Did you know? Prior to medical school, anesthesiologists attain a four-year nonhealthcare undergraduate degree impressively labeled “pre-med.” However, this bachelor’s degree is a four-year nonhealthcare degree that does not prepare them to be an anesthesia provider. After graduation, both anesthesiologists and CRNAs can pursue additional years of education in their specialty, such as through fellowships. 

Myth: Anesthesiologists attain nearly five times the clinical hours as CRNAs.   

The Anesthesia Quality Institute (of the American Society of Anesthesiologists) has cited clinical hours for anesthesiologists at less than 12,000 total. CRNAs attain a total of 9,369 hours between their nurse anesthesia educational program and their critical care experience prior to entering their program, according to the Council on Accreditation of Nurse Anesthesia Educational Programs and the American Association of Nurse Anesthetists.

Myth: Anesthesiologists’ education and training in handling emergencies is different from that of CRNAs.   

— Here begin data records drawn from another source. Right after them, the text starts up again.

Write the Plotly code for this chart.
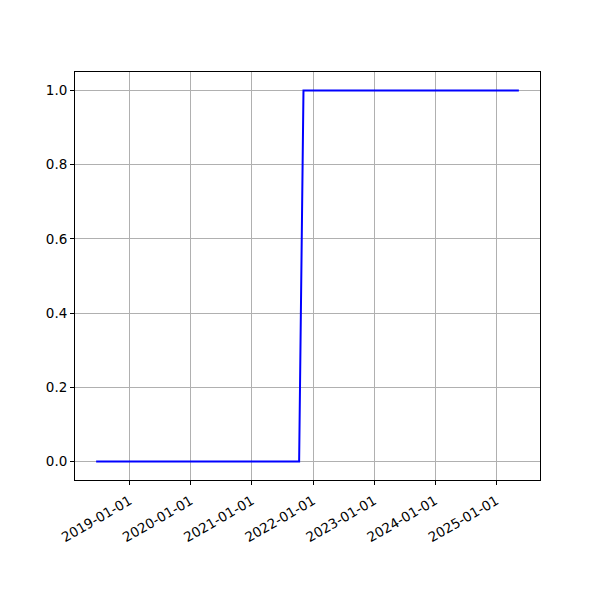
import pandas as pd
import plotly.graph_objects as go

dates = ["2018-06-15", "2021-10-10", "2021-11-05", "2025-05-15"]
values = [0, 0, 1, 1]
tick_dates = ["2019-01-01", "2020-01-01", "2021-01-01", "2022-01-01",
              "2023-01-01", "2024-01-01", "2025-01-01"]
y_ticks = [0.0, 0.2, 0.4, 0.6, 0.8, 1.0]

d = pd.to_datetime(dates)
span = d.max() - d.min()
xr = [d.min() - span * 0.05, d.max() + span * 0.05]

fig = go.Figure()
fig.add_trace(go.Scatter(x=dates, y=values, mode="lines",
                         line=dict(color="blue", width=2)))

axis_common = dict(showline=True, linecolor="black", linewidth=1, mirror=True,
                   ticks="outside", ticklen=4, tickcolor="black",
                   showgrid=True, gridcolor="#b0b0b0", gridwidth=1, zeroline=False)
fig.update_xaxes(range=xr, tickvals=tick_dates, tickformat="%Y-%m-%d",
                 tickangle=-30, ticklabelstandoff=3, **axis_common)
fig.update_yaxes(range=[-0.05, 1.05], tickvals=y_ticks, tickformat=".1f", **axis_common)

fig.update_layout(width=600, height=600, showlegend=False,
                  plot_bgcolor="white", paper_bgcolor="white",
                  margin=dict(l=67, r=68, t=64, b=128, autoexpand=False),
                  font=dict(family="DejaVu Sans", size=13.5, color="black"))
fig.write_html("out.html")
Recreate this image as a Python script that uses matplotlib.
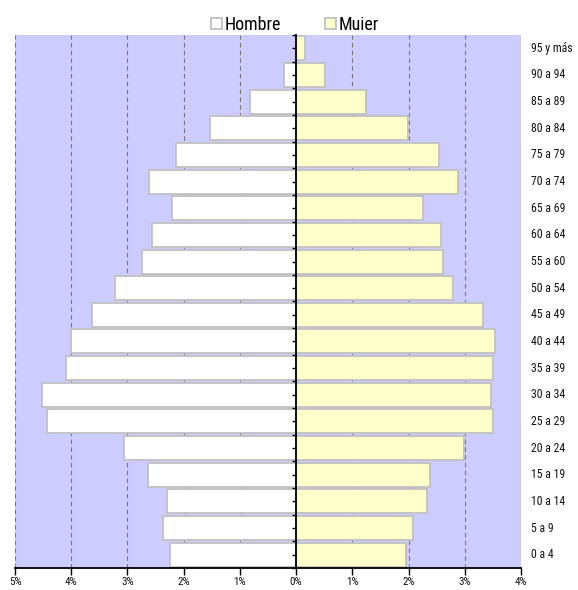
import matplotlib
matplotlib.use("Agg")
import matplotlib.pyplot as plt
import matplotlib.font_manager as fm
from matplotlib.ticker import FixedLocator, FuncFormatter
import numpy as np

# age groups, bottom to top
groups = ["0 a 4", "5 a 9", "10 a 14", "15 a 19", "20 a 24", "25 a 29", "30 a 34",
          "35 a 39", "40 a 44", "45 a 49", "50 a 54", "55 a 60", "60 a 64", "65 a 69",
          "70 a 74", "75 a 79", "80 a 84", "85 a 89", "90 a 94", "95 y más"]

# percent of population
hombre = [2.25, 2.36, 2.29, 2.63, 3.06, 4.43, 4.52, 4.10, 4.01, 3.63,
          3.23, 2.75, 2.56, 2.20, 2.61, 2.14, 1.53, 0.82, 0.22, 0.0]
mujer = [1.96, 2.08, 2.33, 2.39, 2.99, 3.50, 3.46, 3.50, 3.53, 3.32,
         2.79, 2.61, 2.57, 2.25, 2.88, 2.54, 1.99, 1.25, 0.51, 0.15]

xticks = [-5, -4, -3, -2, -1, 0, 1, 2, 3, 4]

# look for a narrow font like the original (Arial Narrow style)
narrow = None
for f in fm.fontManager.ttflist:
    fn = f.fname.lower()
    if ('narrow' in fn or 'condensed' in fn) and 'bold' not in fn \
            and 'italic' not in fn and 'oblique' not in fn and 'mono' not in fn:
        narrow = f.fname
        if 'liberation' in fn:
            break
if narrow:
    fp_small = fm.FontProperties(fname=narrow, size=8.5)
    fp_tick = fm.FontProperties(fname=narrow, size=8)
    fp_leg = fm.FontProperties(fname=narrow, size=13)
else:
    fp_small = fm.FontProperties(family='Liberation Sans', size=7.5)
    fp_tick = fm.FontProperties(family='Liberation Sans', size=7)
    fp_leg = fm.FontProperties(family='Liberation Sans', size=12)

fig = plt.figure(figsize=(5.78, 5.90), dpi=100)
ax = fig.add_axes([15 / 578, 22 / 590, 506 / 578, 533 / 590])
ax.set_facecolor('#CCCCFF')
ax.set_axisbelow(False)

y = np.arange(len(groups))
bh = ax.barh(y, [-v for v in hombre], height=0.9, color='white', edgecolor='#C0C0C0',
             linewidth=1.3, zorder=2, label='Hombre')
bm = ax.barh(y, mujer, height=0.9, color='#FFFFCC', edgecolor='#C0C0C0',
             linewidth=1.3, zorder=2, label='Muier')

ax.set_xlim(-5, 4)
ax.set_ylim(-0.5, len(groups) - 0.5)

# dashed vertical grid
for xv in xticks:
    ax.axvline(xv, color='#777777', linestyle=(0, (4, 3)), linewidth=0.8, zorder=1)

ax.set_xticks(xticks)
ax.xaxis.set_major_formatter(FuncFormatter(lambda v, p: "%d%%" % abs(round(v))))
ax.tick_params(axis='x', direction='out', length=5, width=1, color='black',
               labelcolor='#111111', pad=1.5)
for lab in ax.get_xticklabels():
    lab.set_fontproperties(fp_tick)

# centre spine with ticks
ax.spines['left'].set_position(('data', 0))
ax.spines['left'].set_linewidth(1.3)
ax.spines['bottom'].set_linewidth(1.3)
ax.spines['right'].set_visible(False)
ax.spines['top'].set_visible(False)
ax.yaxis.set_major_locator(FixedLocator(np.arange(len(groups) + 1) - 0.5))
ax.yaxis.set_minor_locator(FixedLocator(y))
ax.tick_params(axis='y', which='both', direction='out', length=3, width=1,
               labelleft=False)

# age labels on the right
for yi, g in zip(y, groups):
    ax.text(1.0 + 10 / 506, yi, g, transform=ax.get_yaxis_transform(),
            ha='left', va='center', fontproperties=fp_small, color='#111111')

fig.legend(handles=[bh, bm], loc='center', bbox_to_anchor=(295 / 578, 1 - 25 / 590),
           ncol=2, frameon=False, prop=fp_leg, handlelength=0.6, handleheight=0.6,
           handletextpad=0.15, columnspacing=2.4, borderpad=0)

fig.savefig("out.png", dpi=100)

CRNAs and anesthesiologists effectively handle emergency situations using the exact same skills and techniques. They simply don’t want anyone to know that. Advanced Cardiac Life Support (ACLS) and Pediatric Advanced Life Support (PALS) plus Basic CPR (BLS) are required during the time they are employed as an intensive care nurse. Re-certification is required every two years as a CRNA.

Myth: Anesthesiologists have data to back up their claims.   

They do not. That’s why they never refer to any.

Did you know? All landmark research since 2000 has confirmed the safety and cost-effectiveness of CRNAs.